I am not talking about the obvious (and well documented) long term effects, but the procedure itself. I think in educating people we tend to focus on the long term. We always talk about the early onset arthritis, the behavioral issues, the declawed cats surrendered day after day to shelters, and the complications such as neuroparxia, 4th degree burns, and bone regrowth. What about the procedure itself? What about the pain, stress, and emotional damage that it causes?
Many pro-mutilation folks like to argue that declawing is no different than a “routine” spay/neuter procedure. Nothing can be further form the truth. First of all, NO surgery is “routine”. It may be a “simple” procedure, but anytime an animal (or human) is under anesthesia, there is nothing routine about it. I have been a tech for 20+ years. In those years I have done anesthesia and recovery on thousands of spays and neuters. During recovery, these animals are groggy, a little stressed, and most are simply trying to figure out what just happened. After a few hours, they are mostly back to themselves, not in any obvious pain, and are eating and drinking normally. These same animals that return to the vet for rechecks, etc are the same happy-go-lucky little balls of fur they were before the procedure. You can check their incision site without having to restrain them or having them get upset with you.
After a declaw, cats are stressed, exhibit fight or flight response, are in obvious pain, and many bleed profusely in the first 24 hours.
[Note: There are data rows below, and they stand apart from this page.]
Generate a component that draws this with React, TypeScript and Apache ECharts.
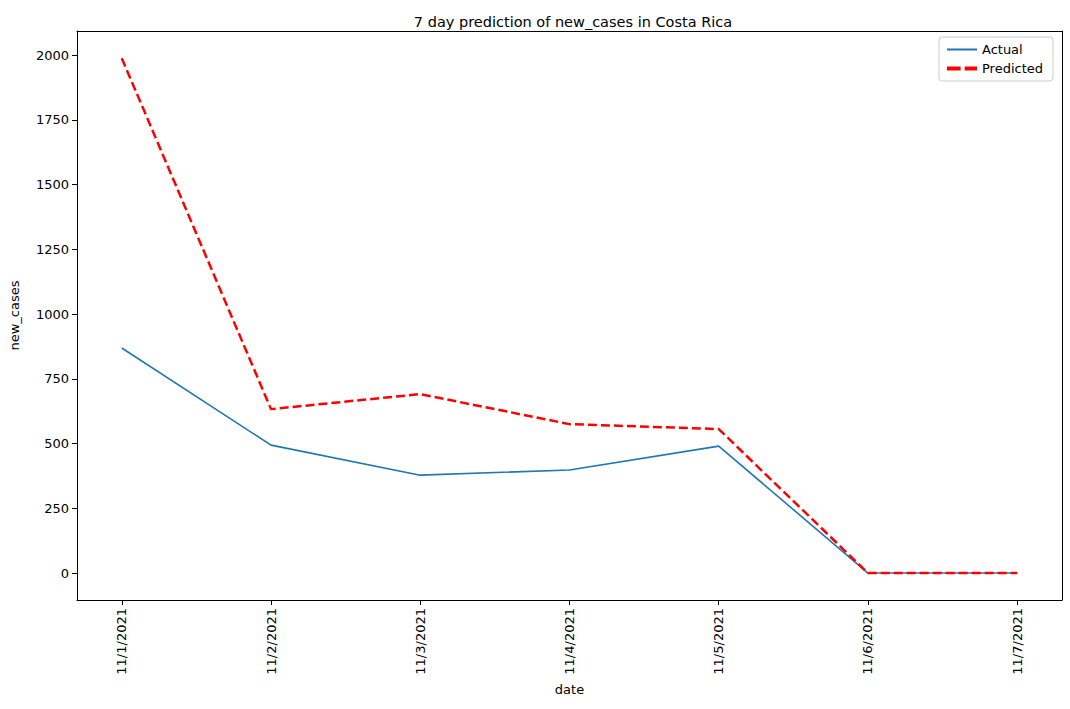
import { useEffect, useRef } from "react";
import * as echarts from "echarts";

const dates = ["11/1/2021", "11/2/2021", "11/3/2021", "11/4/2021", "11/5/2021", "11/6/2021", "11/7/2021"];
const actual = [869, 494, 378, 398, 490, 0, 0];
const predicted = [1988, 633, 691, 575, 556, 0, 0];
const yTicks = [0, 250, 500, 750, 1000, 1250, 1500, 1750, 2000];

export default function App() {
  const ref = useRef<HTMLDivElement | null>(null);

  useEffect(() => {
    if (!ref.current) return;
    document.body.style.margin = "0";
    const chart = echarts.init(ref.current, undefined, { renderer: "svg" });
    const font = "DejaVu Sans";
    const line = { show: true, onZero: false, lineStyle: { color: "#000", width: 1 } };
    const idx = dates.map((_, i) => i);

    chart.setOption({
      animation: false,
      textStyle: { fontFamily: font },
      title: {
        text: "7 day prediction of new_cases in Costa Rica",
        left: 568,
        textAlign: "center",
        top: 9,
        textStyle: { fontSize: 14.5, fontWeight: "normal", color: "#000", fontFamily: font },
      },
      legend: {
        orient: "vertical",
        right: 17,
        top: 37,
        padding: [6, 10, 6, 8],
        itemGap: 6,
        itemWidth: 30,
        itemHeight: 10,
        borderColor: "#ccc",
        borderWidth: 1,
        borderRadius: 3,
        textStyle: { fontSize: 13, color: "#000", fontFamily: font },
        data: [
          { name: "Actual", icon: "path://M0,4.3L30,4.3L30,6.3L0,6.3Z" },
          { name: "Predicted", icon: "path://M0,4L10,4L10,7L0,7ZM13,4L22,4L22,7L13,7Z" },
        ],
      },
      grid: { left: 72, right: 8, top: 31, bottom: 109 },
      xAxis: [
        {
          type: "value",
          min: -0.3,
          max: 6.3,
          name: "date",
          nameLocation: "middle",
          nameGap: 83,
          nameTextStyle: { fontSize: 13, color: "#000" },
          axisLine: line,
          axisTick: { show: true, customValues: idx, length: 5, lineStyle: { color: "#000" } },
          axisLabel: {
            customValues: idx,
            rotate: 90,
            fontSize: 13,
            color: "#000",
            formatter: (v: number) => dates[Math.round(v)] ?? "",
          },
          splitLine: { show: false },
        },
        { type: "value", position: "top", min: -0.3, max: 6.3, axisLine: line, axisTick: { show: false }, axisLabel: { show: false }, splitLine: { show: false } },
      ],
      yAxis: [
        {
          type: "value",
          min: -104,
          max: 2093,
          name: "new_cases",
          nameLocation: "middle",
          nameGap: 56,
          nameTextStyle: { fontSize: 13, color: "#000" },
          axisLine: line,
          axisTick: { show: true, customValues: yTicks, length: 5, lineStyle: { color: "#000" } },
          axisLabel: { customValues: yTicks, fontSize: 13, color: "#000", formatter: (v: number) => String(v) },
          splitLine: { show: false },
        },
        { type: "value", position: "right", min: -104, max: 2093, axisLine: line, axisTick: { show: false }, axisLabel: { show: false }, splitLine: { show: false } },
      ],
      series: [
        {
          name: "Actual",
          type: "line",
          data: actual.map((v, i) => [i, v]),
          symbol: "none",
          color: "#1f77b4",
          lineStyle: { color: "#1f77b4", width: 1.6 },
        },
        {
          name: "Predicted",
          type: "line",
          data: predicted.map((v, i) => [i, v]),
          symbol: "none",
          color: "#ff0000",
          lineStyle: { color: "#ff0000", width: 2.5, type: [9, 4] },
        },
      ],
    });

    return () => chart.dispose();
  }, []);

  return <div ref={ref} style={{ width: 1070, height: 709 }} />;
}
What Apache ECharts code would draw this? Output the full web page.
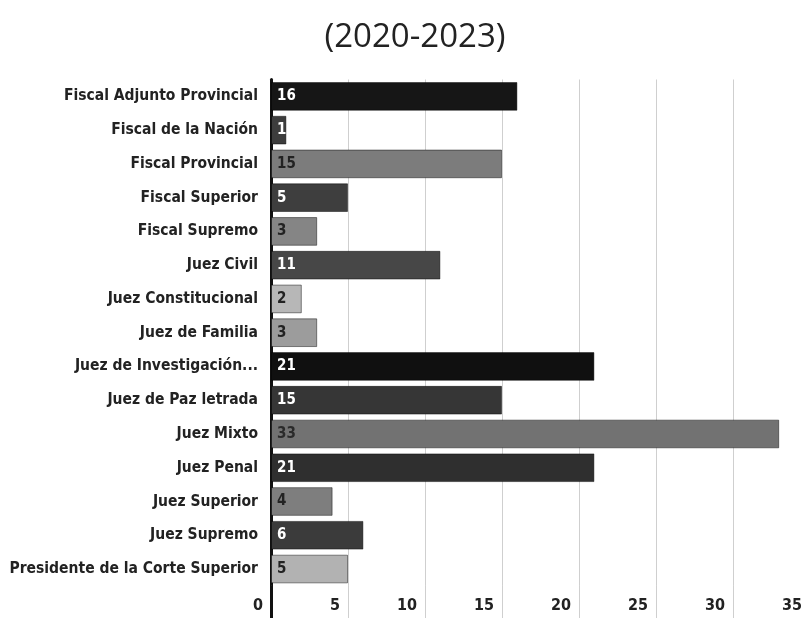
<!DOCTYPE html>
<html>
<head>
<meta charset="utf-8">
<script src="https://cdn.jsdelivr.net/npm/echarts@6/dist/echarts.min.js"></script>
<style>
html,body{margin:0;padding:0;background:#fff;}
#chart{width:804px;height:618px;}
</style>
</head>
<body>
<div id="chart"></div>
<script>
const titleText = '(2020-2023)';
const categories = [
  'Fiscal Adjunto Provincial', 'Fiscal de la Nación', 'Fiscal Provincial', 'Fiscal Superior',
  'Fiscal Supremo', 'Juez Civil', 'Juez Constitucional', 'Juez de Familia',
  'Juez de Investigación...', 'Juez de Paz letrada', 'Juez Mixto', 'Juez Penal',
  'Juez Superior', 'Juez Supremo', 'Presidente de la Corte Superior'
];
const values = [16, 1, 15, 5, 3, 11, 2, 3, 21, 15, 33, 21, 4, 6, 5];
const xTicks = [0, 5, 10, 15, 20, 25, 30, 35];

// styles (kept separate from the data)
const barColors = ['#161616', '#3d3d3d', '#7c7c7c', '#3e3e3e', '#858585', '#474747', '#b7b7b7', '#9c9c9c',
                   '#101010', '#363636', '#727272', '#2f2f2f', '#7e7e7e', '#3b3b3b', '#b2b2b2'];
const labelColors = ['#fff', '#fff', '#222', '#fff', '#222', '#fff', '#222', '#222',
                     '#fff', '#fff', '#2a2a2a', '#fff', '#222', '#fff', '#222'];

const FONT = '"Liberation Sans Narrow", "DejaVu Sans Condensed", "Roboto", sans-serif';

const chart = echarts.init(document.getElementById('chart'), null, {renderer: 'canvas'});

const data = values.map((v, i) => ({
  value: v,
  itemStyle: {color: barColors[i], borderColor: 'rgba(0,0,0,0.45)', borderWidth: 1},
  label: {color: labelColors[i]}
}));

chart.setOption({
  animation: false,
  backgroundColor: '#fff',
  title: {
    text: titleText,
    left: 410, top: 16, textAlign: 'center',
    textStyle: {fontFamily: '"Open Sans", sans-serif', fontSize: 33, fontWeight: 'normal', color: '#222'}
  },
  grid: {left: 271, top: 79.5, width: 539, height: 506.4, containLabel: false, outerBoundsMode: 'none'},
  xAxis: [{
    type: 'value', min: xTicks[0], max: xTicks[xTicks.length - 1], interval: 5,
    axisLine: {show: false},
    axisTick: {show: true, length: 34, lineStyle: {color: '#cfcfcf', width: 1}},
    splitLine: {show: true, lineStyle: {color: '#cfcfcf', width: 1}},
    axisLabel: {
      color: '#222', fontFamily: FONT, fontSize: 16, fontWeight: 'bold',
      align: 'right', margin: 12, padding: [0, 8, 0, 0]
    }
  }, {
    type: 'value', min: xTicks[0], max: xTicks[xTicks.length - 1], position: 'bottom',
    axisLine: {show: false},
    axisTick: {show: true, length: 34, customValues: [0], lineStyle: {color: '#111', width: 3}},
    splitLine: {show: false},
    axisLabel: {show: false}
  }],
  yAxis: {
    type: 'category', data: categories, inverse: true,
    axisLine: {show: true, lineStyle: {color: '#111', width: 3}},
    axisTick: {show: false},
    axisLabel: {color: '#222', fontFamily: FONT, fontSize: 15.5, fontWeight: 'bold', margin: 13}
  },
  series: [{
    type: 'bar', data: data, barWidth: '85%', xAxisIndex: 0,
    label: {
      show: true, position: 'insideLeft', distance: 6,
      fontFamily: FONT, fontSize: 15, fontWeight: 'bold'
    }
  }]
});
</script>
</body>
</html>
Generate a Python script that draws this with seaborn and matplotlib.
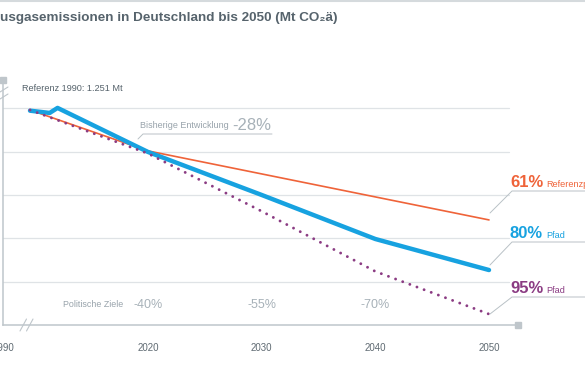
import matplotlib.pyplot as plt
import numpy as np
import seaborn as sns
from matplotlib.lines import Line2D

# values (Mt CO2 equivalent)
years_ref = [1990, 2020, 2050]
ref_pfad = [1240, 1004, 606]
years_80 = [1990, 1995, 1997, 2020, 2030, 2040, 2050]
pfad_80 = [1236, 1223, 1252, 998, 750, 496, 317]
years_95 = [1990, 2020, 2030, 2040, 2050]
pfad_95 = [1240, 989, 656, 309, 63]

grid_vals = [250, 500, 750, 1000, 1250]
tick_years = [2020, 2030, 2040, 2050]
ziel_years = [2020, 2030, 2040]
ziel_labels = ['-40%', '-55%', '-70%']

RED = '#EF6339'
BLUE = '#17A2E0'
PURPLE = '#8B3C83'
AXIS = '#BFC6CB'
GRID = '#DFE3E6'
DARK = '#56636C'
LIGHT = '#A7B1B8'
LEADER = '#B9C1C6'

sns.set_style('white')
plt.rcParams['font.family'] = ['Liberation Sans', 'DejaVu Sans']

# compress the years before 2020 (broken axis)
C = 0.346


def fwd(x):
    x = np.asarray(x, dtype=float)
    return np.where(x < 2020, 2020 - (2020 - x) * C, x)


def inv(y):
    y = np.asarray(y, dtype=float)
    return np.where(y < 2020, 2020 - (2020 - y) / C, y)


def fx(px):
    return px / 585


def fy(py):
    return 1 - py / 390


fig = plt.figure(figsize=(5.85, 3.9), dpi=100)
ax = fig.add_axes([fx(3), fy(325), 515 / 585, 245 / 390])

for g in grid_vals:
    ax.axhline(g, xmax=0.982, color=GRID, lw=0.9, zorder=0)

sns.lineplot(x=years_ref, y=ref_pfad, ax=ax, color=RED, lw=1.2)
sns.lineplot(x=years_80, y=pfad_80, ax=ax, color=BLUE, lw=3.2,
             solid_capstyle='round', solid_joinstyle='round')
sns.lineplot(x=years_95, y=pfad_95, ax=ax, color=PURPLE, lw=2.1,
             linestyle=(0, (0.01, 2.6)), dash_capstyle='round')

ax.set_xscale('function', functions=(fwd, inv))
x_left = float(inv(2020 - 145 / 11.367))
ax.set_xlim(x_left, 2020 + 370 / 11.367)
ax.set_ylim(0, 1413)

ax.set_xticks([x_left] + tick_years, labels=['1990'] + [str(y) for y in tick_years])
ax.tick_params(axis='x', length=0, pad=13, labelsize=7, labelcolor='#5F6A72')
ax.set_yticks([])
ax.set_xlabel('')
ax.set_ylabel('')

sns.despine(ax=ax)
for side in ['left', 'bottom']:
    ax.spines[side].set_color(AXIS)
    ax.spines[side].set_linewidth(1.1)

# end squares of the axes
ax.plot([0], [1], marker='s', ms=4.3, color=AXIS, transform=ax.transAxes, clip_on=False)
ax.plot([1], [0], marker='s', ms=5, color=AXIS, transform=ax.transAxes, clip_on=False)

# axis breaks
for x0 in [20, 26.5]:
    fig.add_artist(Line2D([fx(x0), fx(x0 + 6.5)], [fy(331), fy(319)], color=AXIS, lw=0.8))
for y0 in [90, 97]:
    fig.add_artist(Line2D([fx(0), fx(8)], [fy(y0 + 2), fy(y0 - 3)], color=AXIS, lw=0.8))

# title
fig.add_artist(Line2D([0, 1], [fy(0.8), fy(0.8)], color='#D5DADD', lw=1.5))
fig.text(0, fy(18), 'usgasemissionen in Deutschland bis 2050 (Mt CO₂ä)',
         fontsize=9.7, weight='bold', color=DARK, va='center', ha='left')

fig.text(fx(22), fy(91), 'Referenz 1990: 1.251 Mt', fontsize=6.6, color=DARK,
         va='baseline')

# bisherige Entwicklung
fig.text(fx(140), fy(128.5), 'Bisherige Entwicklung', fontsize=6.5, color='#98A3AB',
         va='baseline')
fig.text(fx(232), fy(129.5), '-28%', fontsize=12, color=LIGHT, va='baseline')
fig.add_artist(Line2D([fx(138), fx(143), fx(272)], [fy(139), fy(134), fy(134)],
                      color=LEADER, lw=0.7))

# politische Ziele
fig.text(fx(63), fy(307), 'Politische Ziele', fontsize=6.4, color='#98A3AB',
         va='baseline')
for yr, lab in zip(ziel_years, ziel_labels):
    ax.text(yr, 100, lab, fontsize=9, color=LIGHT, ha='center', va='baseline')

# end labels
end_labels = [
    ('61%', 'Referenzpfad', RED, 187, 213, 191),
    ('80%', 'Pfad', BLUE, 238, 265, 242),
    ('95%', 'Pfad', PURPLE, 293, 314, 297),
]
for big, small, col, base, y_start, y_line in end_labels:
    fig.text(fx(510), fy(base), big, fontsize=12, weight='bold', color=col, va='baseline')
    fig.text(fx(546), fy(base), small, fontsize=6.6, color=col, va='baseline')
    fig.add_artist(Line2D([fx(490), fx(512), fx(585)], [fy(y_start), fy(y_line), fy(y_line)],
                          color=LEADER, lw=0.7))

fig.savefig('out.png', dpi=100)
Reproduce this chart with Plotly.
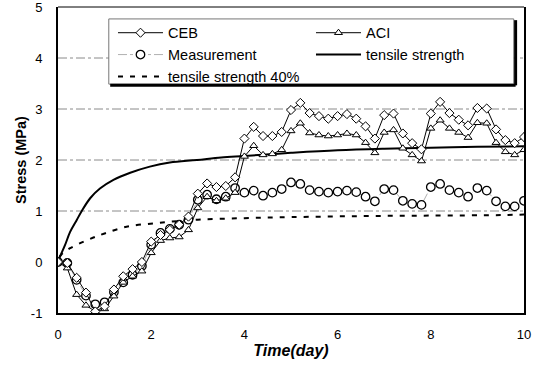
import plotly.graph_objects as go

TIME = [0, 0.2, 0.4, 0.6, 0.8, 1.0, 1.2, 1.4, 1.6, 1.8, 2.0, 2.2, 2.4, 2.6, 2.8,
        3.0, 3.2, 3.4, 3.6, 3.8, 4.0, 4.2, 4.4, 4.6, 4.8, 5.0, 5.2, 5.4, 5.6, 5.8,
        6.0, 6.2, 6.4, 6.6, 6.8, 7.0, 7.2, 7.4, 7.6, 7.8, 8.0, 8.2, 8.4, 8.6, 8.8,
        9.0, 9.2, 9.4, 9.6, 9.8, 10.0]

CEB = [0, -0.02, -0.31, -0.6, -0.97, -0.87, -0.54, -0.28, -0.14, 0.0, 0.4,
       0.53, 0.63, 0.73, 0.89, 1.34, 1.54, 1.47, 1.49, 1.66, 2.42, 2.65, 2.47,
       2.47, 2.55, 2.98, 3.12, 2.92, 2.86, 2.81, 2.86, 2.9, 2.81, 2.66, 2.42,
       2.88, 2.91, 2.52, 2.33, 2.21, 2.91, 3.14, 2.92, 2.79, 2.68, 3.02, 3.01,
       2.6, 2.39, 2.33, 2.45]

ACI = [0, -0.12, -0.64, -0.85, -0.97, -0.92, -0.67, -0.4, -0.28, -0.18, 0.18,
       0.42, 0.47, 0.49, 0.63, 1.06, 1.28, 1.2, 1.25, 1.36, 2.07, 2.28, 2.1,
       2.12, 2.2, 2.57, 2.72, 2.53, 2.49, 2.47, 2.49, 2.52, 2.49, 2.34, 2.14,
       2.54, 2.59, 2.23, 2.1, 1.98, 2.62, 2.78, 2.62, 2.54, 2.44, 2.73, 2.72,
       2.34, 2.16, 2.1, 2.2]

MEASUREMENT = [0, -0.02, -0.35, -0.66, -0.83, -0.79, -0.59, -0.4, -0.25, -0.08,
               0.34, 0.57, 0.65, 0.73, 0.83, 1.22, 1.32, 1.23, 1.28, 1.45, 1.36,
               1.4, 1.3, 1.36, 1.43, 1.56, 1.53, 1.41, 1.38, 1.36, 1.38, 1.4,
               1.37, 1.28, 1.19, 1.43, 1.41, 1.2, 1.14, 1.12, 1.47, 1.53, 1.41,
               1.36, 1.28, 1.45, 1.4, 1.19, 1.09, 1.09, 1.2]

TS_TIME = [0, 0.04, 0.15, 0.26, 0.4, 0.51, 0.69, 0.9, 1.19, 1.55, 1.97, 2.4,
           2.98, 3.5, 4.0, 5.0, 6.0, 7.0, 8.0, 9.0, 10.0]
TS = [0, 0.1, 0.33, 0.59, 0.82, 1.0, 1.25, 1.44, 1.61, 1.75, 1.87, 1.95,
      2.0, 2.05, 2.08, 2.14, 2.19, 2.22, 2.24, 2.26, 2.27]

TS40_TIME = [0.03, 0.1, 0.26, 0.5, 0.76, 1.0, 1.47, 2.19, 3.0, 4.0, 5.0, 6.5,
             8.0, 9.5, 10.0]
TS40 = [0.1, 0.17, 0.27, 0.38, 0.48, 0.56, 0.69, 0.77, 0.83, 0.86, 0.88, 0.9,
        0.91, 0.92, 0.93]

GRID_Y = [1, 2, 3, 4]
X_TICKS = [0, 2, 4, 6, 8, 10]
Y_TICKS = [-1, 0, 1, 2, 3, 4, 5]
Y_TICK_TEXT = ["-1", "0", "1", "2", "3", "4", "5"]

FONT = "Liberation Sans, Arial, sans-serif"

fig = go.Figure()

fig.add_trace(go.Scatter(
    x=TS40_TIME, y=TS40, mode="lines", name="tensile strength 40%",
    line=dict(color="black", width=2, dash="5px,7px", shape="spline"),
    legendrank=5))
fig.add_trace(go.Scatter(
    x=TS_TIME, y=TS, mode="lines", name="tensile strength",
    line=dict(color="black", width=2, shape="spline"),
    legendrank=4))
fig.add_trace(go.Scatter(
    x=TIME, y=MEASUREMENT, mode="lines+markers", name="Measurement",
    line=dict(color="#b0b0b0", width=1, dash="dashdot"),
    marker=dict(symbol="circle", size=8.5, color="white",
                line=dict(color="black", width=1.3)),
    legendrank=3))
fig.add_trace(go.Scatter(
    x=TIME, y=ACI, mode="lines+markers", name="ACI",
    line=dict(color="black", width=1),
    marker=dict(symbol="triangle-up", size=7, color="white",
                line=dict(color="black", width=1)),
    legendrank=2))
fig.add_trace(go.Scatter(
    x=TIME, y=CEB, mode="lines+markers", name="CEB",
    line=dict(color="black", width=1),
    marker=dict(symbol="diamond", size=7, color="white",
                line=dict(color="black", width=1)),
    legendrank=1))

shapes = []
for gy in GRID_Y:
    shapes.append(dict(type="line", xref="paper", yref="y", x0=0, x1=1,
                       y0=gy, y1=gy, layer="below",
                       line=dict(color="#8a8a8a", width=1, dash="dashdot")))
# top border (thin)
shapes.append(dict(type="line", xref="paper", yref="paper", x0=0, x1=1,
                   y0=1, y1=1, line=dict(color="black", width=1)))
# legend box with shadow
shapes.append(dict(type="rect", xref="paper", yref="paper",
                   x0=0.109, x1=0.978, y0=0.748, y1=0.961, layer="above",
                   fillcolor="white", line=dict(color="#777777", width=1)))
shapes.append(dict(type="line", xref="paper", yref="paper",
                   x0=0.112, x1=0.982, y0=0.744, y1=0.744,
                   line=dict(color="black", width=3)))
shapes.append(dict(type="line", xref="paper", yref="paper",
                   x0=0.982, x1=0.982, y0=0.744, y1=0.957,
                   line=dict(color="black", width=3)))

fig.update_layout(
    width=538, height=374,
    margin=dict(l=58, r=14, t=7, b=61),
    paper_bgcolor="white", plot_bgcolor="white",
    font=dict(family=FONT, size=13, color="black"),
    shapes=shapes,
    legend=dict(orientation="h", x=0.118, y=0.968, xanchor="left",
                yanchor="top", bgcolor="rgba(0,0,0,0)", borderwidth=0,
                entrywidth=138, entrywidthmode="pixels", itemwidth=45,
                font=dict(family=FONT, size=14.5, color="black"),
                traceorder="normal"),
    xaxis=dict(range=[0, 10], tickvals=X_TICKS, showgrid=False,
               zeroline=False, showline=True, linecolor="black", linewidth=2,
               ticks="", ticklabelstandoff=8, automargin=False,
               ticklabeloverflow="allow",
               tickfont=dict(family=FONT, size=13),
               title=dict(text="<b><i>Time(day)</i></b>", standoff=4,
                          font=dict(family=FONT, size=16))),
    yaxis=dict(range=[-1, 5], tickvals=Y_TICKS, ticktext=Y_TICK_TEXT,
               showgrid=False,
               zeroline=False, showline=True, linecolor="black", linewidth=2,
               mirror=True, ticks="", ticklabelstandoff=11, automargin=False,
               ticklabeloverflow="allow",
               tickfont=dict(family=FONT, size=13),
               title=dict(text="<b>Stress (MPa)</b>", standoff=1,
                          font=dict(family=FONT, size=14.5))),
)

fig.write_html("out.html",
               config={"displayModeBar": False},
               post_script="document.body.style.margin='0';"
                           "document.body.style.padding='0';")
Most in the clinic will not eat while they are there, sometimes up to 48-72 hours. These same cats, upon return to the clinic want absolutely nothing to do with being there. They are at best shy and afraid, at worst downright vicious. They will not allow you to touch their feet and examining them is always difficult.
So, do YOU think they know what happened to them? Do they remember? Of course they do. It is blatantly obvious. This place hurts….that is all they know. They will forever look at humans differently.
If you are in a car accident, or have a traumatic injury, won’t you remember that? Will you not always be a little leary of any situation that reminds you of it? Why is an animal any different? If you reward them for using the sisal post, they respond. If you feed them at 4 pm every day, they will be sitting by their dish at 10 minutes of. If you HURT them, they remember that too.
I have seen the horror in their eyes. I have seen the excruciating pain these normally very stoic creatures are enduring. I have cleaned up the blood. I have had to sedate them post-op to prevent them from injuring themselves further. And I have seen the fear months and even years afterward every time they are put in a carrier or come into the office.
People considering declaw need to be made aware of not just the long term effects, but the emotional damage they are doing to their cat just by putting them through it.